First, let’s notice that there are a few “concrete” ways to make sure we’re not materialistic: we must be rich in good works, generous and ready to share. Am I constantly doing good for others? Could I be described as generous and ready to share? Also, there is a concrete line of knowing we have put money ahead of God: if we’ve allowed pursuit of wealth to lead us to sin. Verse 9 says wanting to get rich brings temptations, and so if we’re sinning in our pursuit of wealth (lying, stealing, hurting others, or forsaking church to get more money) we have definitely crossed a line of loving money more than God.
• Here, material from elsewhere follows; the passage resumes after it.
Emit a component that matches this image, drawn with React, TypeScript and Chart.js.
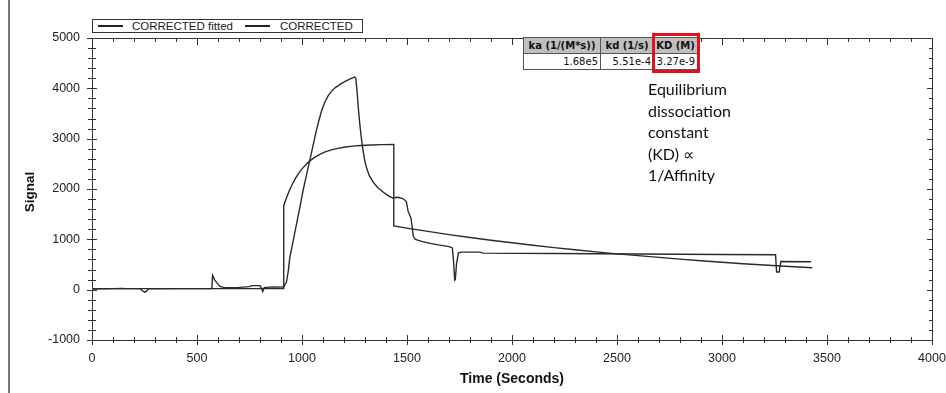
import React, { useEffect, useRef } from "react";
import { Chart, registerables } from "chart.js";

Chart.register(...registerables);

// ---- data ----
const fittedTime = [0, 913, 913, 925, 940, 955, 970, 985, 1000, 1020, 1040, 1060, 1085, 1110, 1140, 1170, 1200, 1240, 1280, 1330, 1380, 1437, 1437, 1520, 1600, 1700, 1800, 1900, 2000, 2100, 2200, 2300, 2400, 2500, 2600, 2700, 2800, 2900, 3000, 3100, 3200, 3300, 3430];
const fittedSignal = [20, 20, 1669, 1813, 1971, 2105, 2219, 2317, 2400, 2493, 2568, 2629, 2689, 2736, 2777, 2808, 2830, 2851, 2864, 2875, 2881, 2885, 1265, 1208, 1157, 1094, 1036, 982, 931, 882, 836, 793, 751, 712, 676, 641, 607, 575, 545, 515, 490, 465, 435];

const correctedTime = [0, 100, 147, 160, 228, 245, 252, 260, 268, 400, 571, 574, 585, 596, 610, 630, 700, 750, 760, 800, 808, 813, 820, 860, 905, 915, 926, 935, 942, 958, 974, 990, 1005, 1021, 1037, 1053, 1069, 1081, 1093, 1108, 1124, 1140, 1160, 1185, 1210, 1235, 1250, 1256, 1262, 1268, 1275, 1283, 1290, 1298, 1306, 1320, 1338, 1360, 1386, 1410, 1434, 1445, 1457, 1480, 1497, 1505, 1519, 1525, 1530, 1540, 1570, 1610, 1650, 1700, 1716, 1722, 1727, 1730, 1736, 1745, 1760, 1850, 1860, 2200, 2600, 3000, 3255, 3260, 3272, 3280, 3424];
const correctedSignal = [10, 20, 25, 20, 20, -35, -50, -30, 15, 20, 20, 285, 190, 130, 65, 40, 45, 60, 80, 80, 20, -35, 40, 55, 50, 70, 150, 380, 640, 970, 1305, 1640, 1970, 2270, 2570, 2870, 3170, 3370, 3550, 3720, 3850, 3940, 4020, 4090, 4150, 4200, 4225, 4200, 3950, 3620, 3300, 3000, 2780, 2580, 2440, 2270, 2140, 2030, 1940, 1870, 1815, 1830, 1835, 1810, 1750, 1560, 1420, 1230, 1060, 1000, 960, 920, 890, 855, 830, 550, 190, 200, 520, 730, 745, 745, 725, 720, 710, 700, 693, 350, 350, 560, 555];

const xTickValues = [0, 500, 1000, 1500, 2000, 2500, 3000, 3500, 4000];
const yTickValues = [-1000, 0, 1000, 2000, 3000, 4000, 5000];
const legendLabels = ["CORRECTED fitted", "CORRECTED"];
const tableHeaders = ["ka (1/(M*s))", "kd (1/s)", "KD (M)"];
const tableValues = ["1.68e5", "5.51e-4", "3.27e-9"];
const noteLines = ["Equilibrium", "dissociation", "constant", "(KD) \u221D", "1/Affinity"];
const xTitle = "Time (Seconds)";
const yTitle = "Signal";

const LINE = "#2a2a2a";
const AXIS = "#333333";

const framePlugin = {
  id: "frame",
  afterDatasetsDraw(chart: any) {
    const { ctx, chartArea: a, scales } = chart;
    const xs = scales.x;
    const ys = scales.y;
    ctx.save();
    ctx.strokeStyle = AXIS;
    ctx.lineWidth = 1;
    ctx.strokeRect(Math.round(a.left) + 0.5, Math.round(a.top) + 0.5, Math.round(a.right - a.left), Math.round(a.bottom - a.top));
    ctx.beginPath();
    // x ticks: minor every 100, major every 500
    for (let v = xs.min; v <= xs.max; v += 100) {
      const px = Math.round(xs.getPixelForValue(v)) + 0.5;
      const major = v % 500 === 0;
      ctx.moveTo(px, a.top);
      ctx.lineTo(px, a.top + (major ? 7 : 4));
      ctx.moveTo(px, a.bottom - (major ? 5 : 3));
      ctx.lineTo(px, a.bottom + (major ? 5 : 3));
    }
    // y ticks: minor every 200, major every 1000
    for (let v = ys.min; v <= ys.max; v += 200) {
      const py = Math.round(ys.getPixelForValue(v)) + 0.5;
      const major = v % 1000 === 0;
      ctx.moveTo(a.left - (major ? 5 : 4), py);
      ctx.lineTo(a.left + (major ? 5 : 4), py);
      ctx.moveTo(a.right, py);
      ctx.lineTo(a.right - (major ? 5 : 3), py);
    }
    ctx.stroke();

    // axis titles
    ctx.fillStyle = "#111";
    ctx.font = "bold 14px 'Liberation Sans', Arial, sans-serif";
    ctx.textAlign = "center";
    ctx.textBaseline = "middle";
    ctx.fillText(xTitle, (a.left + a.right) / 2, 379);
    ctx.save();
    ctx.translate(30, (a.top + a.bottom) / 2 + 3);
    ctx.rotate(-Math.PI / 2);
    ctx.font = "bold 13.5px 'Liberation Sans', Arial, sans-serif";
    ctx.fillText(yTitle, 0, 0);
    ctx.restore();
    ctx.restore();
  },
};

export default function App() {
  const canvasRef = useRef<HTMLCanvasElement | null>(null);

  useEffect(() => {
    if (!canvasRef.current) return;
    const chart = new Chart(canvasRef.current, {
      type: "line",
      data: {
        datasets: [
          {
            label: legendLabels[0],
            data: fittedTime.map((t, i) => ({ x: t, y: fittedSignal[i] })),
            borderColor: LINE,
            borderWidth: 1.4,
            pointRadius: 0,
            tension: 0,
            fill: false,
          },
          {
            label: legendLabels[1],
            data: correctedTime.map((t, i) => ({ x: t, y: correctedSignal[i] })),
            borderColor: LINE,
            borderWidth: 1.4,
            pointRadius: 0,
            tension: 0,
            fill: false,
          },
        ],
      },
      options: {
        animation: false,
        responsive: false,
        devicePixelRatio: 1,
        layout: { padding: { top: 38, right: 14, left: 0, bottom: 0 } },
        plugins: {
          legend: { display: false },
          tooltip: { enabled: false },
        },
        scales: {
          x: {
            type: "linear",
            min: 0,
            max: 4000,
            afterFit: (s: any) => {
              s.height = 53;
              s.paddingLeft = 0;
              s.paddingRight = 0;
            },
            afterBuildTicks: (s: any) => {
              s.ticks = xTickValues.map((v) => ({ value: v }));
            },
            grid: { display: false, drawTicks: false },
            border: { display: false },
            ticks: {
              padding: 11,
              color: "#222",
              font: { family: "'Liberation Sans', Arial, sans-serif", size: 12.5 },
              callback: (v: any) => String(v),
              maxRotation: 0,
              autoSkip: false,
            },
          },
          y: {
            type: "linear",
            min: -1000,
            max: 5000,
            afterFit: (s: any) => {
              s.width = 92;
              s.paddingTop = 0;
              s.paddingBottom = 0;
            },
            afterBuildTicks: (s: any) => {
              s.ticks = yTickValues.map((v) => ({ value: v }));
            },
            grid: { display: false, drawTicks: false },
            border: { display: false },
            ticks: {
              padding: 12,
              color: "#222",
              font: { family: "'Liberation Sans', Arial, sans-serif", size: 12.5 },
              callback: (v: any) => String(v),
              autoSkip: false,
            },
          },
        },
      },
      plugins: [framePlugin],
    });
    return () => chart.destroy();
  }, []);

  const legendText: React.CSSProperties = {
    fontFamily: "'Liberation Sans', Arial, sans-serif",
    fontSize: 11.5,
    color: "#222",
    whiteSpace: "nowrap",
  };
  const sample: React.CSSProperties = {
    display: "inline-block",
    width: 25,
    height: 1.3,
    background: "#222",
  };
  const cell: React.CSSProperties = {
    boxSizing: "border-box",
    border: "1px solid #555",
    padding: "0 2px",
    height: 16,
    lineHeight: "14px",
    fontFamily: "'DejaVu Sans', Verdana, sans-serif",
    fontSize: 10,
    whiteSpace: "nowrap",
    overflow: "hidden",
    color: "#111",
  };
  const colW = [77, 53, 44];

  return (
    <div style={{ position: "fixed", left: 0, top: 0, width: 946, height: 393, background: "#fff", overflow: "hidden" }}>
      <div style={{ position: "absolute", left: 8, top: 0, width: 1.5, height: 393, background: "#777" }} />
      <canvas ref={canvasRef} width={946} height={393} style={{ position: "absolute", left: 0, top: 0, width: 946, height: 393 }} />
      {/* legend */}
      <div
        style={{
          position: "absolute",
          left: 92,
          top: 19,
          width: 269,
          height: 12,
          border: "1px solid #333",
          background: "#fff",
          display: "flex",
          alignItems: "center",
        }}
      >
        <span style={{ ...sample, marginLeft: 5 }} />
        <span style={{ ...legendText, marginLeft: 9 }}>{legendLabels[0]}</span>
        <span style={{ ...sample, marginLeft: 12 }} />
        <span style={{ ...legendText, marginLeft: 10 }}>{legendLabels[1]}</span>
      </div>
      {/* parameter table */}
      <table
        style={{
          position: "absolute",
          left: 523,
          top: 37,
          width: colW[0] + colW[1] + colW[2],
          borderCollapse: "collapse",
          background: "#fff",
          tableLayout: "fixed",
        }}
      >
        <colgroup>
          {colW.map((w, i) => (
            <col key={i} style={{ width: w }} />
          ))}
        </colgroup>
        <tbody>
          <tr>
            {tableHeaders.map((h) => (
              <td key={h} style={{ ...cell, background: "#bfbfbf", fontWeight: "bold", textAlign: "center" }}>
                {h}
              </td>
            ))}
          </tr>
          <tr>
            {tableValues.map((v) => (
              <td key={v} style={{ ...cell, textAlign: "right" }}>
                {v}
              </td>
            ))}
          </tr>
        </tbody>
      </table>
      <div
        style={{
          position: "absolute",
          left: 652,
          top: 33,
          width: 42,
          height: 34,
          border: "3px solid #e3111b",
        }}
      />
      {/* annotation */}
      <div
        style={{
          position: "absolute",
          left: 648,
          top: 78,
          fontFamily: "Lato, 'Open Sans', sans-serif",
          fontSize: 16,
          lineHeight: "21.5px",
          color: "#111",
        }}
      >
        {noteLines.map((l) => (
          <div key={l}>{l}</div>
        ))}
      </div>
    </div>
  );
}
Second, though, notice how many of those materialism issues are invisible, that only God can know:
· Contentment – am I content? God wants me to be (verse 6). But if I’m not, how could anyone know from the outside?
· Loving money – do I love money? God says it is the root of many evils (verse 10). But if I love it, how could anyone really tell from the outside?
· Not being conceited – Am I conceited because of what I have? God says not to be (verse 17). But if I am conceited in my possessions, how could anyone tell?
· Fixing my hope on God (rather than possessions) – Do I trust my stuff or do I trust God for my true hope? (verse 17) No one could ever tell from the outside, right?
· The same is true in other parts of the Bible: no one from the outside could know if I give but I give grudgingly with a heart that’s not cheerful about it (2 Cor. 9:7), or that I am trying to serve both God and money (Matt. 6:24), or that I am always inwardly stressing about having enough stuff (Matt. 6:25-33).
So much of the battle against materialism is invisible from the outside! Materialism is hard to pinpoint, and hard to talk to help others with, because it’s rare that we can actually see outward signs of it in each other’s lives.
The Invisible Challenge
Materialism, therefore, provides a unique challenge within our hearts. It’s easy to hide, because others usually can’t see it. Your fellow Christian probably won’t approach you worrying about materialism in your life, because he can’t see it. It’s a battle within your heart.
So in a culture where wealth is common and available, we must be careful. Of all people, we are most likely to fall in the “rich young ruler” category: looking great from the outside but drowning in our own possessions on the inside. Let’s be honest enough with ourselves to constantly reflect and pray about materialism. If you’re like me, you’ll have some times in life where you don’t feel it’s a problem, and other times where you feel you may be getting a little too attached to your money and possessions. It’s a constant battle. And somewhat frustratingly, an invisible one. Let’s allow our relationship with God to keep a spotlight on this part of our hearts, and use our monetary blessings the way God wants them to be used.
Between me and God, I must constantly be reflecting on my heart and seeing if I’ve fallen in love with money or possessions. If Jesus were to talk to me today about my attitude toward money, what would He command me to do?